Based on the market development and industrial policy of the Chinese government, we suppose the production and sales of EVs would increase at a speed of 40%, making the annual output reach approximately
$0.33 million in 2020. In this aspect, we estimate the future productions and sales of EVs in
Figure 10 and find the market of EVs promising in the next few years. The problem is the mismatch in the booming purchasing of EVs and the lack of sufficient charging equipment.

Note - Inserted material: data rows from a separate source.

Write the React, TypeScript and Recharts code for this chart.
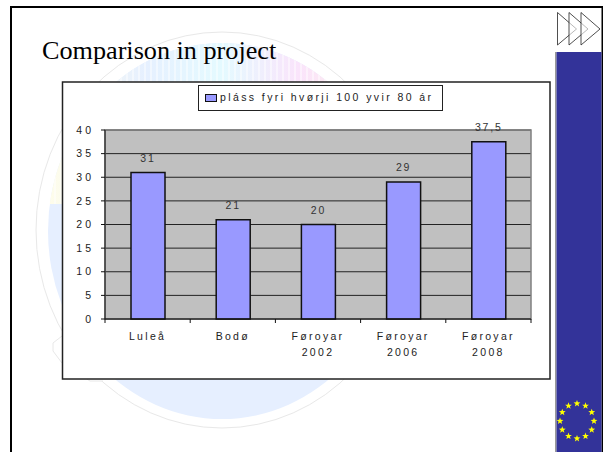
import {
  BarChart,
  Bar,
  XAxis,
  YAxis,
  CartesianGrid,
  LabelList,
  Legend,
  ReferenceArea,
} from "recharts";

const categories = ["Luleå", "Bodø", "Føroyar 2002", "Føroyar 2006", "Føroyar 2008"];
const values = [31, 21, 20, 29, 37.5];
const yTicks = [0, 5, 10, 15, 20, 25, 30, 35, 40];
const seriesName = "pláss fyri hvørji 100 yvir 80 ár";

const chartData = categories.map((name, i) => ({ name, value: values[i] }));

const BLUE = "#333399";
const BAR = "#9999ff";
const SANS = "'Liberation Sans', Arial, sans-serif";

// x axis: label wrapped on the space, tick marks sit between the categories
const CategoryTick = ({ x, y, payload, index }: any) => {
  const half = payload.offset ?? 42.6;
  const lines = String(payload.value).split(" ");
  return (
    <g>
      <line x1={x - half} x2={x - half} y1={y - 8} y2={y - 4} stroke="#111" />
      {index === categories.length - 1 && (
        <line x1={x + half} x2={x + half} y1={y - 8} y2={y - 4} stroke="#111" />
      )}
      {lines.map((line, i) => (
        <text
          key={line}
          x={x}
          y={y + 13 + i * 16}
          textAnchor="middle"
          fontSize={10.5}
          letterSpacing={2.3}
          fill="#222"
        >
          {line}
        </text>
      ))}
    </g>
  );
};

const LegendBox = ({ payload }: any) => (
  <div
    style={{
      boxSizing: "border-box",
      width: 245,
      height: 26,
      border: "1px solid #222",
      background: "#fff",
      display: "flex",
      alignItems: "center",
      paddingLeft: 6,
      paddingBottom: 3,
      fontSize: 10.5,
      letterSpacing: 2.4,
      color: "#222",
      whiteSpace: "nowrap",
    }}
  >
    <span
      style={{
        boxSizing: "border-box",
        width: 12,
        height: 8,
        marginTop: 3,
        marginRight: 3,
        background: BAR,
        border: "1px solid #111",
      }}
    />
    {payload?.[0]?.value}
  </div>
);

const SlideBackground = () => {
  const stars = Array.from({ length: 12 }, (_, i) => {
    const a = (i * Math.PI) / 6;
    return [577 + 17 * Math.sin(a), 421 - 17.5 * Math.cos(a)];
  });
  const starPath = Array.from({ length: 10 }, (_, i) => {
    const r = i % 2 ? 1.5 : 3.6;
    const a = (i * Math.PI) / 5;
    return `${(r * Math.sin(a)).toFixed(2)},${(-r * Math.cos(a)).toFixed(2)}`;
  }).join(" ");
  return (
    <svg width={603} height={452} style={{ position: "absolute", left: 0, top: 0 }}>
      <defs>
        <linearGradient id="rainbow" x1="0" x2="1" y1="0" y2="0">
          <stop offset="0" stopColor="#fffdea" />
          <stop offset="0.28" stopColor="#e6f0ff" />
          <stop offset="0.5" stopColor="#e4faff" />
          <stop offset="0.72" stopColor="#fae4fb" />
          <stop offset="1" stopColor="#fff2e0" />
        </linearGradient>
        <pattern id="stripes" width="6" height="10" patternUnits="userSpaceOnUse">
          <rect width="2" height="10" fill="#fff" opacity="0.45" />
        </pattern>
        <clipPath id="upper">
          <rect x="0" y="0" width="603" height="204" />
        </clipPath>
      </defs>
      <ellipse cx={222} cy={230} rx={186} ry={198} fill="#fff" stroke="#e8e8e8" />
      <path d="M62 336 L53 343 L53 351 L62 363 L90 381 L103 381" fill="#fff" stroke="#e8e8e8" />
      <ellipse cx={222} cy={231} rx={174} ry={188} fill="#e6efff" />
      <g clipPath="url(#upper)">
        <ellipse cx={222} cy={231} rx={174} ry={188} fill="url(#rainbow)" />
        <ellipse cx={222} cy={231} rx={174} ry={188} fill="url(#stripes)" />
      </g>

      <rect x={10} y={6} width={2} height={446} fill="#000" />
      <rect x={10} y={6} width={593} height={2} fill="#000" />
      <rect x={601.5} y={6} width={1.5} height={446} fill="#000" />

      <rect x={555} y={52} width={1.5} height={400} fill="#999" />
      <rect x={556.5} y={52} width={45} height={400} fill={BLUE} />
      {stars.map(([sx, sy], i) => (
        <polygon key={i} points={starPath} transform={`translate(${sx} ${sy})`} fill="#ffff00" />
      ))}

      {[557.5, 569, 581].map((ax) => (
        <polygon
          key={ax}
          points={`${ax},12.5 ${ax + 19},29 ${ax},45`}
          fill="#fff"
          fillOpacity={0.6}
          stroke="#222"
          strokeWidth={0.8}
        />
      ))}

      <rect x={62.5} y={82} width={487.5} height={297} fill="#fff" stroke="#222" strokeWidth={1.5} />
    </svg>
  );
};

export default function App() {
  return (
    <div
      style={{
        position: "absolute",
        left: 0,
        top: 0,
        width: 603,
        height: 452,
        overflow: "hidden",
        background: "#fff",
        fontFamily: SANS,
      }}
    >
      <SlideBackground />
      <div
        style={{
          position: "absolute",
          left: 42,
          top: 36,
          fontFamily: "'Liberation Serif', 'Times New Roman', serif",
          fontSize: 26.2,
          lineHeight: "30px",
          color: "#000",
          whiteSpace: "nowrap",
        }}
      >
        Comparison in project
      </div>
      <div style={{ position: "absolute", left: 0, top: 0 }}>
        <BarChart
          width={603}
          height={452}
          data={chartData}
          margin={{ top: 130, right: 72, bottom: 73, left: 60 }}
          barSize={34}
        >
          <CartesianGrid vertical={false} fill="#c0c0c0" stroke="#222" />
          <ReferenceArea y1={0} y2={40} fill="none" stroke="#808080" strokeWidth={1.5} />
          <XAxis
            dataKey="name"
            height={60}
            interval={0}
            tickLine={false}
            axisLine={{ stroke: "#111" }}
            tick={<CategoryTick />}
          />
          <YAxis
            width={45}
            domain={[0, 40]}
            ticks={yTicks}
            interval={0}
            tickSize={4}
            tickMargin={7}
            axisLine={{ stroke: "#111" }}
            tickLine={{ stroke: "#111" }}
            tick={{ fontSize: 10.5, fill: "#222", letterSpacing: 3 }}
          />
          <Legend
            layout="vertical"
            align="center"
            verticalAlign="middle"
            content={<LegendBox />}
            wrapperStyle={{ position: "absolute", left: 198, top: 85, width: 245, height: 26 }}
          />
          <Bar
            dataKey="value"
            name={seriesName}
            fill={BAR}
            stroke="#111"
            strokeWidth={1.5}
            isAnimationActive={false}
          >
            <LabelList
              dataKey="value"
              position="top"
              offset={11}
              fontSize={10.5}
              fill="#333"
              letterSpacing={1.8}
              formatter={(v: any) => String(v).replace(".", ",")}
            />
          </Bar>
        </BarChart>
      </div>
    </div>
  );
}
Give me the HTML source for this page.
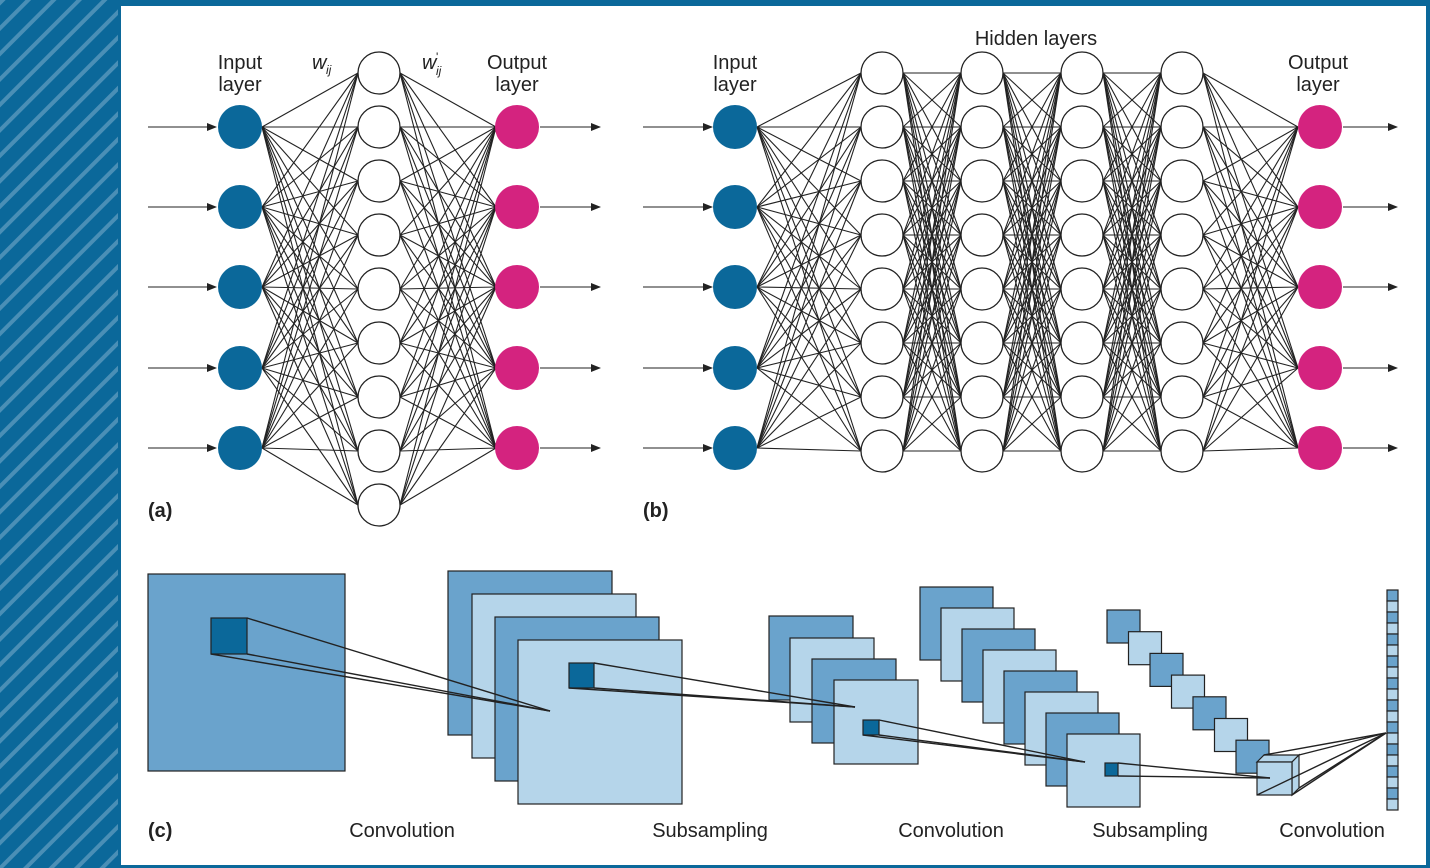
<!DOCTYPE html>
<html><head><meta charset="utf-8"><style>
html,body{margin:0;padding:0;background:#fff;}
svg{display:block;}
text{font-family:"Liberation Sans",sans-serif;fill:#222;}
</style></head><body>
<svg id="s" width="1430" height="868" viewBox="0 0 1430 868" xmlns="http://www.w3.org/2000/svg">
<defs>
<pattern id="st" patternUnits="userSpaceOnUse" width="18" height="18" patternTransform="rotate(45)">
<rect width="18" height="18" fill="#0b689a"/><rect width="4" height="18" fill="#4a8fb6"/>
</pattern>
<marker id="ar" markerWidth="10" markerHeight="8" refX="9" refY="4" orient="auto" markerUnits="userSpaceOnUse"><path d="M0,0 L10,4 L0,8 z" fill="#222"/></marker>
</defs>
<rect x="0" y="0" width="1430" height="868" fill="#0b689a"/>
<rect x="0" y="0" width="118" height="868" fill="url(#st)"/>
<rect x="121" y="6" width="1305" height="859" fill="#fff"/>
<g id="lines" stroke="#222" stroke-width="1.1"></g>
<g id="nodes"></g>
<g id="c"></g>
<g font-size="20">
<text x="240" y="69" text-anchor="middle">Input</text>
<text x="240" y="91" text-anchor="middle">layer</text>
<text x="517" y="69" text-anchor="middle">Output</text>
<text x="517" y="91" text-anchor="middle">layer</text>
<text x="735" y="69" text-anchor="middle">Input</text>
<text x="735" y="91" text-anchor="middle">layer</text>
<text x="1318" y="69" text-anchor="middle">Output</text>
<text x="1318" y="91" text-anchor="middle">layer</text>
<text x="1036" y="45" text-anchor="middle">Hidden layers</text>
<text x="312" y="69" font-style="italic">w</text><text x="326" y="74" font-size="12" font-style="italic">ij</text>
<text x="422" y="69" font-style="italic">w</text><text x="436" y="61" font-size="12">'</text><text x="436" y="75" font-size="12" font-style="italic">ij</text>
<text x="148" y="517" font-weight="bold">(a)</text>
<text x="643" y="517" font-weight="bold">(b)</text>
<text x="148" y="837" font-weight="bold">(c)</text>
<text x="402" y="837" text-anchor="middle">Convolution</text>
<text x="710" y="837" text-anchor="middle">Subsampling</text>
<text x="951" y="837" text-anchor="middle">Convolution</text>
<text x="1150" y="837" text-anchor="middle">Subsampling</text>
<text x="1332" y="837" text-anchor="middle">Convolution</text>
</g>
</svg>
<script>
var NS="http://www.w3.org/2000/svg";
function el(p,t,a){var e=document.createElementNS(NS,t);for(var k in a)e.setAttribute(k,a[k]);p.appendChild(e);return e;}
var L=document.getElementById('lines'),N=document.getElementById('nodes'),C=document.getElementById('c');
var io=[127,207,287,368,448];
var h9=[],h8=[];for(var i=0;i<9;i++)h9.push(73+54*i);for(i=0;i<8;i++)h8.push(73+54*i);
function conn(x1,ys1,x2,ys2){ys1.forEach(function(a){ys2.forEach(function(b){el(L,'line',{x1:x1,y1:a,x2:x2,y2:b});});});}
function col(x,ys,r,f){ys.forEach(function(y){el(N,'circle',{cx:x,cy:y,r:r,fill:f,stroke:f=='#fff'?'#222':'none','stroke-width':1.3});});}
function arrows(x1,x2,ys){ys.forEach(function(y){el(L,'line',{x1:x1,y1:y,x2:x2,y2:y,'marker-end':'url(#ar)'});});}
conn(262,io,358,h9);conn(400,h9,496,io);
arrows(148,216,io);arrows(540,600,io);
col(240,io,22,'#0b689a');col(379,h9,21,'#fff');col(517,io,22,'#d4237f');
conn(757,io,861,h8);conn(903,h8,961,h8);conn(1003,h8,1061,h8);conn(1103,h8,1161,h8);conn(1203,h8,1298,io);
arrows(643,712,io);arrows(1343,1397,io);
col(735,io,22,'#0b689a');[882,982,1082,1182].forEach(function(x){col(x,h8,21,'#fff');});col(1320,io,22,'#d4237f');
var M='#6aa3cc',Lt='#b5d5ea',D='#0b689a';
function sq(x,y,w,h,f){el(C,'rect',{x:x,y:y,width:w,height:h,fill:f,stroke:'#222','stroke-width':1.2});}
function ln(a,b,c,d){el(C,'line',{x1:a,y1:b,x2:c,y2:d,stroke:'#222','stroke-width':1.4});}
sq(148,574,197,197,M);
sq(211,618,36,36,D);
[[448,571,M],[472,594,Lt],[495,617,M],[518,640,Lt]].forEach(function(a){sq(a[0],a[1],164,164,a[2]);});
sq(569,663,25,25,D);
ln(247,618,550,711);ln(247,654,550,711);ln(211,654,550,711);
[[769,616,M],[790,638,Lt],[812,659,M],[834,680,Lt]].forEach(function(a){sq(a[0],a[1],84,84,a[2]);});
sq(863,720,16,15,D);
ln(594,663,855,707);ln(594,688,855,707);ln(569,688,855,707);
for(i=0;i<8;i++)sq(920+21*i,587+21*i,73,73,i%2?Lt:M);
sq(1105,763,13,13,D);
ln(879,720,1085,762);ln(879,735,1085,762);ln(863,735,1085,762);
for(i=0;i<7;i++)sq(1107+21.5*i,610+21.7*i,33,33,i%2?Lt:M);
el(C,'polygon',{points:'1257,762 1264,755 1299,755 1292,762',fill:Lt,stroke:'#222','stroke-width':1.2});
el(C,'polygon',{points:'1292,762 1299,755 1299,788 1292,795',fill:Lt,stroke:'#222','stroke-width':1.2});
sq(1257,762,35,33,Lt);
ln(1118,763,1270,778);ln(1118,776,1270,778);
ln(1264,755,1386,733);ln(1299,755,1386,733);ln(1299,788,1386,733);ln(1257,795,1386,733);ln(1292,795,1386,733);
for(i=0;i<20;i++)sq(1387,590+11*i,11,11,i%2?Lt:M);
</script>
</body></html>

Thus, we have to conduct further discussion regarding construction of charging stations. Take as an example a normal charging station with 20 facilities. Considering the purchase, construction and monitoring costs, we have to invest $646,600 at the start. Operation maintenance fee is approximately $40,600 per year. We presume three situations depending on the quality of battery life. The type of highest quality requires 15 min to charge 70 kva while the lowest type requires an hour.
From
Figure 11 and
Figure 12, we find the profit of charging stations partly relies on the technological advances as well. Rapid technological advances will improve the charging efficiency to increase the numbers able to charge, leading to a higher profit and thus ensuring investors recoup their investments. There are some manufacturers investing in charging stations with little profit. Therefore, it is necessary for governments to provide reasonable subsidies for the investment in charging stations to lower the risks of uncertainty, which is common in many provinces. Furthermore, it is a priority for EV producers to strengthen their technical abilities.